I know this unpopular opinion will get me lambasted, but seriously, Android Wear NEEDS to have some kind of physical button (or other physical input) support instead of being 100% touch-only (no, a single home button a-la iPhone does not count). As much as I hate to admit it, even Apple got this right and realized how stupid multi-touch and touch-only input on a 2 inch screen would be.

  • Maybe the bold clause is a Conditional III with the condition statement omitted. Who knows what WhiteRAZOR was thinking when he wrote what he did?
    – user6951
    Commented Oct 24, 2014 at 8:37

1 Answer 1


To begin with, I see dangers in trying to differentiate too strictly between a statement and a deduction. In one sense, any sentence beginning with, for example, "I am sure (that) ..." is a statement, though what the speaker is claiming to be sure about may well be a deduction.

There is also the problem of knowing how much certainty is in the speaker's mind when s/he begins a statement with "I am sure (that) ...".

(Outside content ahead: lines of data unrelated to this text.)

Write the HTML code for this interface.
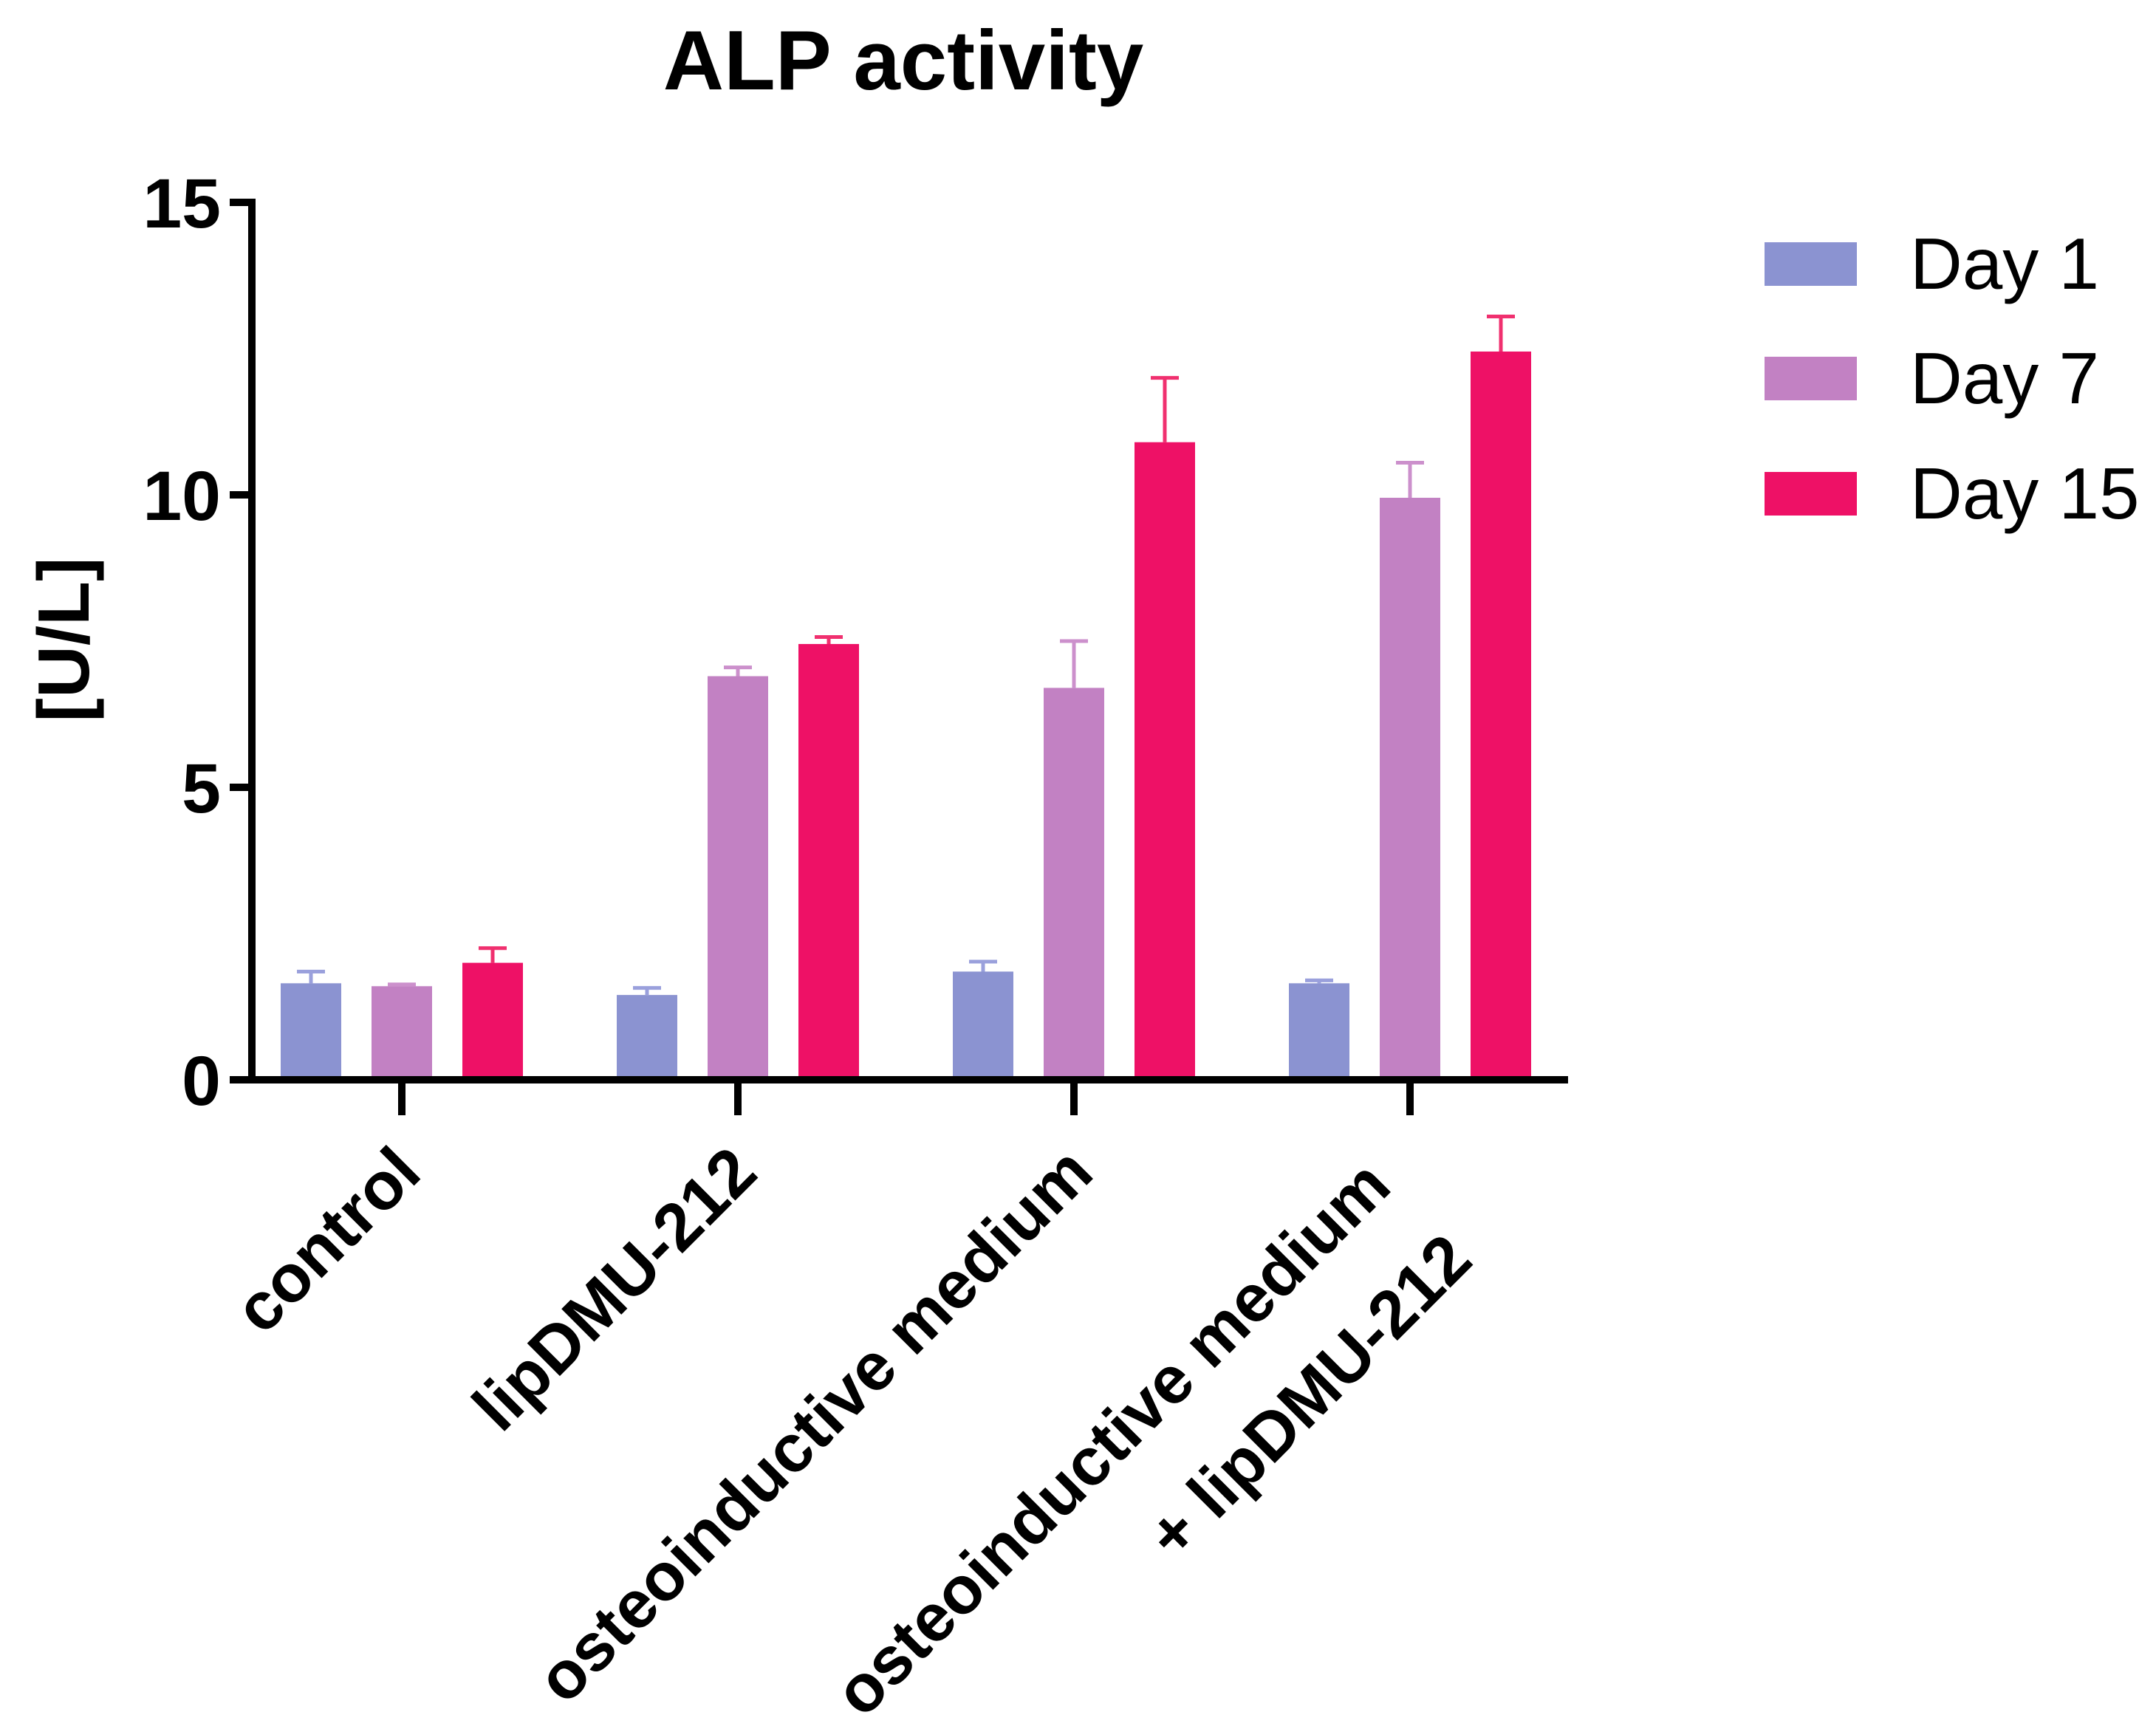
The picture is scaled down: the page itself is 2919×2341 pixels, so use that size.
<!DOCTYPE html>
<html><head><meta charset="utf-8"><style>html,body{margin:0;padding:0;background:#fff}svg{display:block}</style></head>
<body>
<svg id="chart" width="2919" height="2341" viewBox="0 0 2919 2341" xmlns="http://www.w3.org/2000/svg" font-family="Liberation Sans, Arial, sans-serif">
<text x="1223" y="121" font-size="114" font-weight="bold" text-anchor="middle">ALP activity</text>
<text x="0" y="0" font-size="98" font-weight="bold" text-anchor="middle" transform="translate(120,866) rotate(-90)">[U/L]</text>
<g id="bars"></g>
<g id="axes"></g>
<g id="legend"></g>
</svg>
<script>
const categories = ["control","lipDMU-212","osteoinductive medium","osteoinductive medium|+ lipDMU-212"];
const seriesNames = ["Day 1","Day 7","Day 15"];
const day1 = [1.65,1.45,1.85,1.65];
const day7 = [1.6,6.9,6.7,9.95];
const day15 = [2.0,7.45,10.9,12.45];
const err1 = [0.2,0.12,0.17,0.05];
const err7 = [0.03,0.15,0.8,0.6];
const err15 = [0.25,0.12,1.1,0.6];
const yTicks = [0,5,10,15];
const colors = ["#8b93d1","#c281c3","#ee1166"];
const errColors = ["#9aa0dc","#cc90cc","#f0306f"];

const NS="http://www.w3.org/2000/svg";
const X0=341, Y0=1462, Ytop=274, yMax=15;
const y = v => Y0 - (v/yMax)*(Y0-Ytop);
const groupX = i => 544 + i*455;
const barOff = [-123,0,123], BW=82;
function mk(tag, attrs, parent){const e=document.createElementNS(NS,tag);for(const k in attrs)e.setAttribute(k,attrs[k]);parent.appendChild(e);return e;}
const bars=document.getElementById('bars'), axes=document.getElementById('axes'), legend=document.getElementById('legend');
const vals=[day1,day7,day15], errs=[err1,err7,err15];
for(let s=0;s<3;s++){
  for(let i=0;i<categories.length;i++){
    const cx=groupX(i)+barOff[s], v=vals[s][i], e=errs[s][i];
    const r=mk('rect',{x:cx-BW/2,y:y(v),width:BW,height:Y0-y(v),fill:colors[s]},bars);
    
    
    const l=mk('path',{d:`M${cx} ${y(v)} V${y(v+e)} M${cx-19} ${y(v+e)} H${cx+19}`,stroke:errColors[s],'stroke-width':5,fill:'none'},bars);
    
    
  }
}
const ya=mk('line',{x1:X0,y1:Ytop-5,x2:X0,y2:Y0+5,stroke:'#000','stroke-width':10},axes);


const xa=mk('line',{x1:X0-5,y1:Y0,x2:2123,y2:Y0,stroke:'#000','stroke-width':10},axes);


for(const t of yTicks){
  mk('line',{x1:X0-30,y1:y(t),x2:X0,y2:y(t),stroke:'#000','stroke-width':10},axes);
  const tx=mk('text',{x:X0-42,y:y(t)+34,'font-size':95,'font-weight':'bold','text-anchor':'end'},axes);
  tx.textContent=t;
  
  
}
categories.forEach((c,i)=>{
  const gx=groupX(i);
  mk('line',{x1:gx,y1:Y0,x2:gx,y2:Y0+48,stroke:'#000','stroke-width':10},axes);
  const lines=c.split('|');
  const pos = lines.length===1 ? [[gx+30,1592]] : [[gx-22,1610],[gx+88,1710]];
  lines.forEach((ln,j)=>{
    const [px,py]=pos[j];
    const t=mk('text',{x:0,y:0,'font-size':91,'font-weight':'bold','text-anchor':'end',transform:`translate(${px},${py}) rotate(-45)`},axes);
    t.textContent=ln;
    
    
  });
});
const legY=[357,512,668];
seriesNames.forEach((n,s)=>{
  const r=mk('rect',{x:2389,y:legY[s]-29,width:125,height:59,fill:colors[s]},legend);
  
  
  const t=mk('text',{x:2586,y:legY[s]+34,'font-size':98},legend);
  t.textContent=n;
  
  
});
</script>
</body></html>
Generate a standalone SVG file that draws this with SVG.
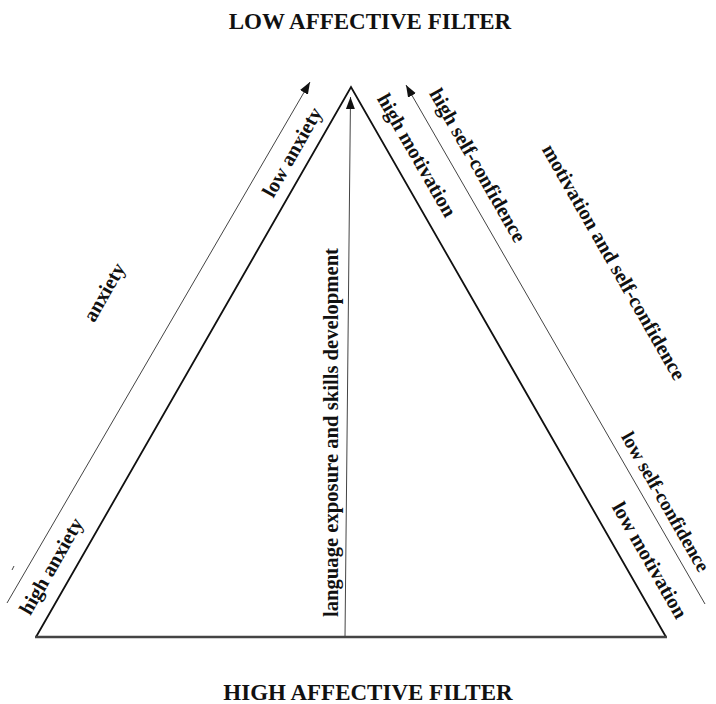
<svg xmlns="http://www.w3.org/2000/svg" width="716" height="704" viewBox="0 0 716 704">
<style>
.t{font-family:"Liberation Serif","Times New Roman",serif;font-weight:bold;fill:#111;}
.lbl{font-size:20.5px;text-anchor:middle;}
.title{font-size:23px;text-anchor:middle;}
.side{fill:none;stroke:#111;stroke-width:1.8;}
.arr{fill:none;stroke:#444;stroke-width:1;}
</style>
<defs>
<marker id="ah" markerUnits="userSpaceOnUse" markerWidth="13" markerHeight="10" refX="12" refY="4.5" orient="auto">
<path d="M0,0 L12,4.5 L0,9 z" fill="#111"/>
</marker>
</defs>
<rect width="716" height="704" fill="#fff"/>
<g id="triangle">
<path class="side" d="M36,637 L351,87 L666,637"/>
<line x1="35" y1="637" x2="667" y2="637" stroke="#444" stroke-width="2.5"/>
</g>
<g id="connectors">
<line class="arr" x1="7" y1="603" x2="310" y2="82" marker-end="url(#ah)"/>
<line class="arr" x1="12" y1="570" x2="14" y2="566" stroke="#999"/>
<line class="arr" x1="345" y1="637" x2="350.5" y2="97" marker-end="url(#ah)"/>
<line class="arr" x1="705" y1="604" x2="406" y2="85" marker-end="url(#ah)"/>
</g>
<g id="title-low"><text class="t title" x="370" y="29">LOW AFFECTIVE FILTER</text></g>
<g id="title-high"><text class="t title" x="368" y="700">HIGH AFFECTIVE FILTER</text></g>
<g id="label-low-anxiety"><text class="t lbl" transform="translate(292,152) rotate(-60.2)" y="7">low anxiety</text></g>
<g id="label-anxiety"><text class="t lbl" transform="translate(104,292) rotate(-60.2)" y="7">anxiety</text></g>
<g id="label-high-anxiety"><text class="t lbl" transform="translate(51,566) rotate(-60.2)" y="7">high anxiety</text></g>
<g id="label-language"><text class="t lbl" transform="translate(338,432.5) rotate(-90)" y="0" textLength="369" lengthAdjust="spacingAndGlyphs">language exposure and skills development</text></g>
<g id="label-high-motivation"><text class="t lbl" transform="translate(417,155) rotate(60.2)" y="7">high motivation</text></g>
<g id="label-high-self-confidence"><text class="t lbl" transform="translate(478,165) rotate(60.2)" y="7">high self-confidence</text></g>
<g id="label-motivation-self-confidence"><text class="t lbl" transform="translate(614,262) rotate(60.2)" y="7">motivation and self-confidence</text></g>
<g id="label-low-self-confidence"><text class="t lbl" style="font-size:19.5px" transform="translate(665,502) rotate(60.2)" y="6">low self-confidence</text></g>
<g id="label-low-motivation"><text class="t lbl" transform="translate(650,560) rotate(60.2)" y="7">low motivation</text></g>
</svg>
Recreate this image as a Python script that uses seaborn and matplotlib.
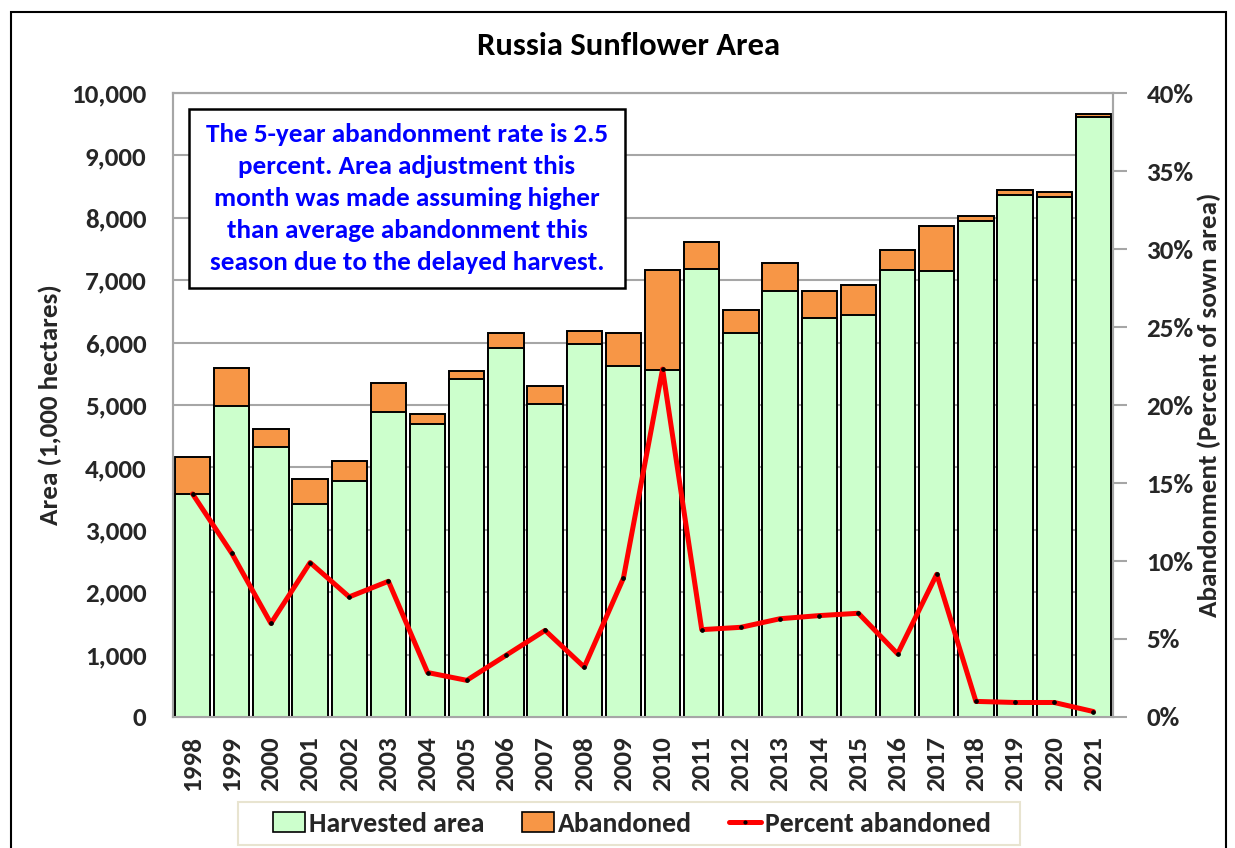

We also need to remember that the degree of certainty in my mind when I say "They may have done ..." may be the same as that in your mind when you say "They will have done ..". This is particularly true in speech, when intonation can suggest a great deal.

Having said all that, it seems to me that most speakers have a similar ranking of certainties:

They have done that - seen as a fact

They will have done that - seen as a certainty

They would have done that - seen as a more doubtful certainty.

They must have done that - seen as a logical deduction.

They may have done that - seen as a possibility

They might have done that - seen as a more doubtful possibility.

(Some speakers may use 'may' and 'might' with a very similar meaning, and some may use only one of these two modals.)

That is all a rather long-winded way of saying that "They would have done ..." can assert a degree of certainty, though not, in itself, of deduction.